Tons and tons of content available over Internet on various different topics. For example, news, entertainment, science and technology, education. You name it and you have it there. All the data is not available to use directly into applications as all are formatted differently on their websites and most of the websites do not provide any API or a framework to extract the data in a structured way.
What is Web Scraping?
Web scraping is a technique using which you will extract data from different websites and convert it into a format to be used in your own application automatically or using crawlers or bots. There are different tools available to scrape the data from the Internet but that is a topic for another blog. In this article we will discuss whether scraping data from other websites is legal or not?
Is scraping legal?
Most of the content available on Intenet are for public use. Mean to say, you can browse or read the content without paying any fees. But there are some restrictions on using the content. If you are using the content for your private use, for example, you print the content related to some topic of your subject and want to keep it for yourself for further reference. Below are some of the points that you need to consider before scraping a website. It also depends on the purpose for scraping the content.

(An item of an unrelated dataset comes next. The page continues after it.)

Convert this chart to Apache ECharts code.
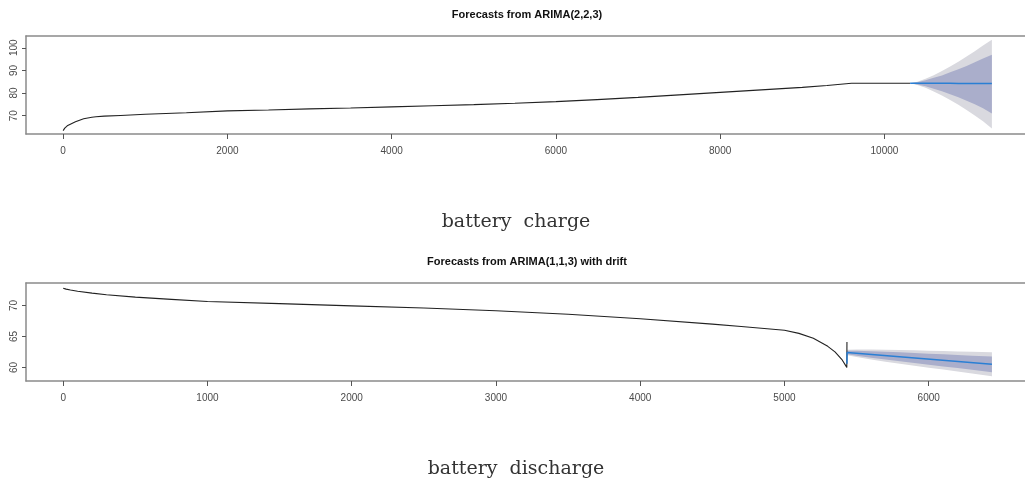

- Read the terms and conditions carefully on the website
- Is the content copyright. Means, is it somebody’s research or own invention
- Always honor robots.txt. What is robots.txt? It defines which links are allowed for the crawlers to scrape based on user agent. You will fine three keys, user-agent, Allow and Disallow.
- User-agent – Specifies the which crawler is allowed to what pages.
- Allow – allow only the pages that listed with this keyword
- Disallow – Don’t allow these pages to scrape
- Don’t republish other’s content on your name
- If you are summarizing the content provide a link to the original article or content
- Your activity of scraping should not bring the site down by pumping traffic
Disclaimer: The points discussed above are general guidelines and should not be considered as a legal advice in any respect.